Frankly, I find this whole proposal, and all the suggested alternatives, somewhat ill-conceived. PLPGSQL is a wordy language. If you want something more terse, use something else. Adding these sorts of syntactic sugar warts onto the language doesn't seem like a terribly good way to proceed.
Such as?
The enormous advantage of plpgsql is how easy it is to run SQL. Every other PL I've looked at makes that WAY harder. And that's assuming you're in an environment where you can install another PL.

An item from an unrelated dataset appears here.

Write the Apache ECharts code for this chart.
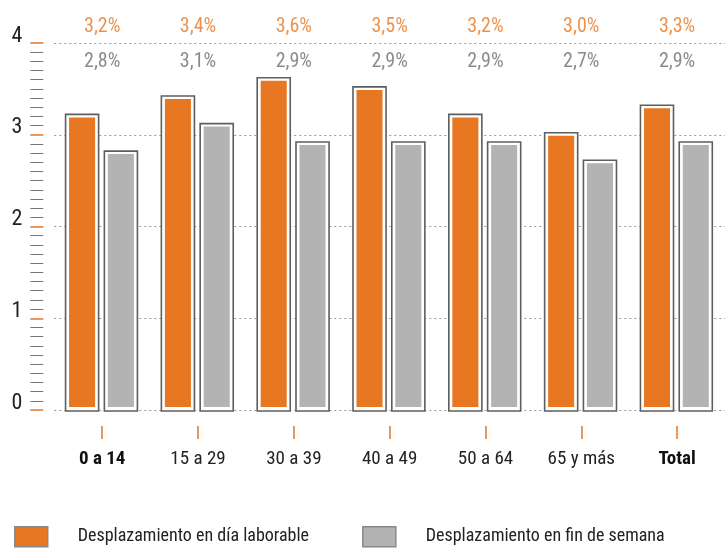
<!DOCTYPE html>
<html>
<head>
<meta charset="utf-8">
<script src="https://cdn.jsdelivr.net/npm/echarts@6/dist/echarts.min.js"></script>
<style>
html, body { margin: 0; padding: 0; background: #fff; }
#chart { width: 725px; height: 548px; }
</style>
</head>
<body>
<div id="chart"></div>
<script>
var categories = ['0 a 14', '15 a 29', '30 a 39', '40 a 49', '50 a 64', '65 y más', 'Total'];
var laborable = [3.2, 3.4, 3.6, 3.5, 3.2, 3.0, 3.3];
var finSemana = [2.8, 3.1, 2.9, 2.9, 2.9, 2.7, 2.9];
var laborableLabels = ['3,2%', '3,4%', '3,6%', '3,5%', '3,2%', '3,0%', '3,3%'];
var finSemanaLabels = ['2,8%', '3,1%', '2,9%', '2,9%', '2,9%', '2,7%', '2,9%'];
var yTicks = [0, 1, 2, 3, 4];
var seriesNames = ['Desplazamiento en día laborable', 'Desplazamiento en fin de semana'];

var ORANGE = '#e87722';
var GREY = '#b3b3b3';
var FONT = '"Roboto Condensed", "DejaVu Sans Condensed", sans-serif';

// bar with a white gap and a dark outline around the fill
function barRenderer(offset, fillColor) {
    return function (params, api) {
        var top = api.coord([api.value(0), api.value(1)]);
        var base = api.coord([api.value(0), 0]);
        var band = api.size([1, 0])[0];
        var w = band * 0.345;
        var cx = top[0] + band * offset;
        return {
            type: 'group',
            children: [
                {
                    type: 'rect',
                    shape: {x: cx - w / 2, y: top[1] - 2, width: w, height: base[1] - top[1] + 3},
                    style: {fill: '#fff', stroke: '#5e5e5e', lineWidth: 1.6}
                },
                {
                    type: 'rect',
                    shape: {x: cx - w / 2 + 3.5, y: top[1] + 1, width: w - 7, height: base[1] - top[1] - 4},
                    style: {fill: fillColor}
                }
            ]
        };
    };
}

var topValue = yTicks[yTicks.length - 1];
var labelPos = categories.map(function (c, i) { return [i, topValue]; });

var chart = echarts.init(document.getElementById('chart'));
var option = {
    animation: false,
    grid: {left: 54.3, right: -24.7, top: 43, bottom: 138},
    legend: {
        left: 14,
        top: 526,
        padding: 0,
        icon: 'rect',
        itemWidth: 33,
        itemHeight: 20,
        itemGap: 53,
        textStyle: {fontFamily: FONT, fontSize: 18, color: '#222', padding: [0, 0, 0, 25]},
        data: [
            {name: seriesNames[0], itemStyle: {color: ORANGE, borderColor: '#888', borderWidth: 1.5}},
            {name: seriesNames[1], itemStyle: {color: GREY, borderColor: '#888', borderWidth: 1.5}}
        ]
    },
    xAxis: {
        type: 'category',
        data: categories,
        axisLine: {show: false, onZero: false},
        // tick starts 16px below the baseline: gap then 13px mark
        axisTick: {
            show: true, alignWithLabel: true, length: 29,
            lineStyle: {color: ORANGE, width: 1.5, type: [0, 16, 13, 100]}
        },
        axisLabel: {
            interval: 0,
            margin: 40,
            fontFamily: FONT,
            fontSize: 19,
            color: '#222',
            formatter: function (v, i) {
                return (i === 0 || i === categories.length - 1) ? '{b|' + v + '}' : v;
            },
            rich: {b: {fontFamily: FONT, fontSize: 19, fontWeight: 'bold', color: '#111'}}
        },
        splitLine: {show: false}
    },
    yAxis: {
        type: 'value',
        min: yTicks[0],
        max: topValue,
        interval: 1,
        offset: 11,
        axisLine: {show: false},
        axisTick: {show: true, length: 13, lineStyle: {color: ORANGE, width: 1.5}},
        minorTick: {show: true, splitNumber: 10, length: 13, lineStyle: {color: '#777', width: 1}},
        axisLabel: {
            margin: 21, fontFamily: FONT, fontSize: 22, color: '#222',
            verticalAlign: 'bottom', lineHeight: 14
        },
        splitLine: {show: true, lineStyle: {color: '#999', type: [2, 3], width: 1}}
    },
    series: [
        {
            name: seriesNames[0],
            type: 'custom',
            itemStyle: {color: ORANGE},
            renderItem: barRenderer(-0.21, ORANGE),
            encode: {x: 0, y: 1},
            data: laborable.map(function (v, i) { return [i, v]; })
        },
        {
            name: seriesNames[1],
            type: 'custom',
            itemStyle: {color: GREY},
            renderItem: barRenderer(0.195, GREY),
            encode: {x: 0, y: 1},
            data: finSemana.map(function (v, i) { return [i, v]; })
        },
        {
            type: 'scatter',
            silent: true,
            symbolSize: 0,
            data: labelPos,
            label: {
                show: true, position: 'top', distance: 6,
                fontFamily: FONT, fontSize: 20, color: ORANGE,
                formatter: function (p) { return laborableLabels[p.dataIndex]; }
            }
        },
        {
            type: 'scatter',
            silent: true,
            symbolSize: 0,
            data: labelPos,
            label: {
                show: true, position: 'bottom', distance: 9,
                fontFamily: FONT, fontSize: 20, color: '#6e6e6e',
                formatter: function (p) { return finSemanaLabels[p.dataIndex]; }
            }
        }
    ]
};
chart.setOption(option);
</script>
</body>
</html>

And honestly, I've never really found plpgsql to be terribly wordy except in a few cases ("assert" being one of them). My general experience has been that when I'm doing an IF (other than assert), I'm doing multiple things in the IF block, so it's really not that big a deal.
I frequently write one-statement bodies of IF statements. To me that's not a big deal either :-)
anybody did it, but it doesn't need so it is perfect :) I understand well to Jim' feeling.
I am looking to Ada 2005 language ... a design of RAISE WITH shows so RAISE statement is extensible in Ada too. Sure - we can live without it, but I don't think so we do some wrong with introduction RAISE WHEN and I am sure, so a live with this feature can be more fun for someone, who intensive use this pattern.
(drags out recently purchased copy of Barnes "Ada 2012")
Ada's
RAISE exception_name WITH "string";
is more or less the equivalent of our
RAISE level 'format_string';
So I don't think there's much analogy there.
I used it as analogy of immutability of this statement in Ada,
I'm not going to die in a ditch over this, but it does seem to me very largely unnecessary.